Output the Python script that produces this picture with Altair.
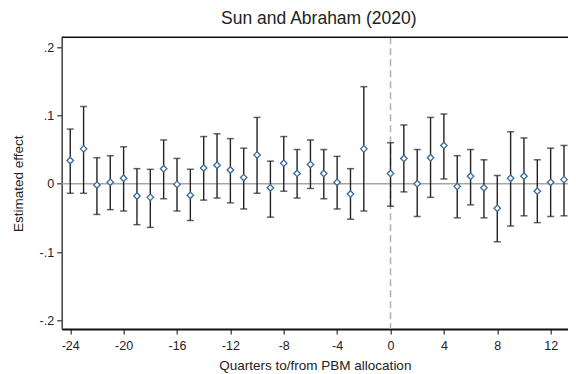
import altair as alt
import pandas as pd

periods = [-24, -23, -22, -21, -20, -19, -18, -17, -16, -15, -14, -13, -12, -11, -10,
           -9, -8, -7, -6, -5, -4, -3, -2, 0, 1, 2, 3, 4, 5, 6, 7, 8, 9, 10, 11, 12, 13]
estimate = [0.034, 0.051, -0.002, 0.002, 0.008, -0.018, -0.020, 0.022, -0.001, -0.017,
            0.023, 0.027, 0.020, 0.009, 0.042, -0.006, 0.030, 0.015, 0.028, 0.015,
            0.002, -0.015, 0.051, 0.015, 0.037, 0.000, 0.038, 0.056, -0.004, 0.011,
            -0.006, -0.036, 0.008, 0.011, -0.011, 0.002, 0.006]
upper = [0.080, 0.113, 0.038, 0.041, 0.054, 0.022, 0.021, 0.064, 0.037, 0.021,
         0.069, 0.073, 0.066, 0.052, 0.097, 0.033, 0.069, 0.050, 0.064, 0.050,
         0.040, 0.022, 0.142, 0.060, 0.086, 0.050, 0.097, 0.102, 0.041, 0.050,
         0.035, 0.012, 0.076, 0.067, 0.035, 0.052, 0.056]
lower = [-0.014, -0.014, -0.045, -0.038, -0.040, -0.060, -0.064, -0.022, -0.040, -0.054,
         -0.024, -0.021, -0.028, -0.037, -0.014, -0.049, -0.011, -0.021, -0.007, -0.022,
         -0.037, -0.052, -0.040, -0.033, -0.012, -0.048, -0.020, 0.007, -0.050, -0.031,
         -0.050, -0.085, -0.062, -0.047, -0.057, -0.048, -0.047]

x_ticks = [-24, -20, -16, -12, -8, -4, 0, 4, 8, 12]
y_ticks = [-0.2, -0.1, 0.0, 0.1, 0.2]

df = pd.DataFrame({"period": periods, "est": estimate, "hi": upper, "lo": lower})

PAD_L = 53.7
W = 560 - PAD_L
H = 291.7
FONT = "Liberation Sans"

xscale = alt.Scale(domain=[-24.64, 13.30], nice=False, zero=False)
yscale = alt.Scale(domain=[-0.2127, 0.2143], nice=False, zero=False)

x_enc = alt.X(
    "period:Q", scale=xscale,
    axis=alt.Axis(
        values=x_ticks, title="Quarters to/from PBM allocation",
        labelExpr="datum.value < 0 ? '-' + (-datum.value) : '' + datum.value",
        grid=False, domainColor="#111111", domainWidth=2, tickColor="#333333",
        tickWidth=1.2, tickSize=5, labelFont=FONT, labelFontSize=12.5,
        labelColor="#222222", labelPadding=5, titleFont=FONT, titleFontSize=13.5,
        titleFontWeight="normal", titleColor="#222222", titlePadding=7,
    ),
)
y_axis = alt.Axis(
    values=y_ticks, title="Estimated effect",
    labelExpr="datum.value > 0.15 ? '.2' : datum.value > 0.05 ? '.1' : datum.value > -0.05 ? '0' : datum.value > -0.15 ? '-.1' : '-.2'",
    grid=False, domainColor="#444444", domainWidth=1.5, tickColor="#333333",
    tickWidth=1.2, tickSize=5, labelFont=FONT, labelFontSize=12.5,
    labelColor="#222222", labelPadding=3, titleFont=FONT, titleFontSize=13.5,
    titleFontWeight="normal", titleColor="#222222", titlePadding=14,
)

base = alt.Chart(df)

zero_line = alt.Chart(pd.DataFrame({"y": [0.0]})).mark_rule(
    color="#a6a6a6", strokeWidth=1.5
).encode(y=alt.Y("y:Q", scale=yscale, axis=y_axis))

vline = alt.Chart(pd.DataFrame({"x": [0]})).mark_rule(
    color="#b0b0b0", strokeWidth=1.5, strokeDash=[7, 4]
).encode(x=alt.X("x:Q", scale=xscale))

top_line = alt.Chart(pd.DataFrame({"a": [0]})).mark_rule(
    color="#111111", strokeWidth=1.5
).encode(x=alt.value(0), x2=alt.value(W), y=alt.value(0))

bars = base.mark_rule(color="#222222", strokeWidth=1.4).encode(
    x=x_enc, y=alt.Y("lo:Q", scale=yscale), y2="hi:Q"
)
cap_hi = base.mark_tick(color="#222222", orient="horizontal", size=7, thickness=1.5).encode(
    x=alt.X("period:Q", scale=xscale), y=alt.Y("hi:Q", scale=yscale)
)
cap_lo = base.mark_tick(color="#222222", orient="horizontal", size=7, thickness=1.5).encode(
    x=alt.X("period:Q", scale=xscale), y=alt.Y("lo:Q", scale=yscale)
)
pts = base.mark_point(
    shape="diamond", filled=False, color="#3a6a9a", fill="white", fillOpacity=1,
    size=42, strokeWidth=1.3, opacity=1
).encode(x=alt.X("period:Q", scale=xscale), y=alt.Y("est:Q", scale=yscale))

chart = alt.layer(zero_line, vline, top_line, bars, cap_hi, cap_lo, pts).properties(
    width=W, height=H,
    title=alt.TitleParams(
        "Sun and Abraham (2020)", font=FONT, fontSize=17.5, fontWeight="normal",
        color="#222222", anchor="middle", offset=9, dx=4,
    ),
    autosize=alt.AutoSizeParams(type="none"),
    padding={"left": PAD_L, "top": 29.3, "right": 0, "bottom": 44},
).configure_view(stroke=None).configure(background="white")

chart.save("out.html", embed_options={"renderer": "svg", "actions": False})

PROMPT: Skip the pictures and restate exactly the lines from the beginning of the listing to the line with "0.2143], nice=False, zero=False)", that line included.

OUTPUT OF THE EXERCISE:
Output the Python script that produces this picture with Altair.
import altair as alt
import pandas as pd

periods = [-24, -23, -22, -21, -20, -19, -18, -17, -16, -15, -14, -13, -12, -11, -10,
           -9, -8, -7, -6, -5, -4, -3, -2, 0, 1, 2, 3, 4, 5, 6, 7, 8, 9, 10, 11, 12, 13]
estimate = [0.034, 0.051, -0.002, 0.002, 0.008, -0.018, -0.020, 0.022, -0.001, -0.017,
            0.023, 0.027, 0.020, 0.009, 0.042, -0.006, 0.030, 0.015, 0.028, 0.015,
            0.002, -0.015, 0.051, 0.015, 0.037, 0.000, 0.038, 0.056, -0.004, 0.011,
            -0.006, -0.036, 0.008, 0.011, -0.011, 0.002, 0.006]
upper = [0.080, 0.113, 0.038, 0.041, 0.054, 0.022, 0.021, 0.064, 0.037, 0.021,
         0.069, 0.073, 0.066, 0.052, 0.097, 0.033, 0.069, 0.050, 0.064, 0.050,
         0.040, 0.022, 0.142, 0.060, 0.086, 0.050, 0.097, 0.102, 0.041, 0.050,
         0.035, 0.012, 0.076, 0.067, 0.035, 0.052, 0.056]
lower = [-0.014, -0.014, -0.045, -0.038, -0.040, -0.060, -0.064, -0.022, -0.040, -0.054,
         -0.024, -0.021, -0.028, -0.037, -0.014, -0.049, -0.011, -0.021, -0.007, -0.022,
         -0.037, -0.052, -0.040, -0.033, -0.012, -0.048, -0.020, 0.007, -0.050, -0.031,
         -0.050, -0.085, -0.062, -0.047, -0.057, -0.048, -0.047]

x_ticks = [-24, -20, -16, -12, -8, -4, 0, 4, 8, 12]
y_ticks = [-0.2, -0.1, 0.0, 0.1, 0.2]

df = pd.DataFrame({"period": periods, "est": estimate, "hi": upper, "lo": lower})

PAD_L = 53.7
W = 560 - PAD_L
H = 291.7
FONT = "Liberation Sans"

xscale = alt.Scale(domain=[-24.64, 13.30], nice=False, zero=False)
yscale = alt.Scale(domain=[-0.2127, 0.2143], nice=False, zero=False)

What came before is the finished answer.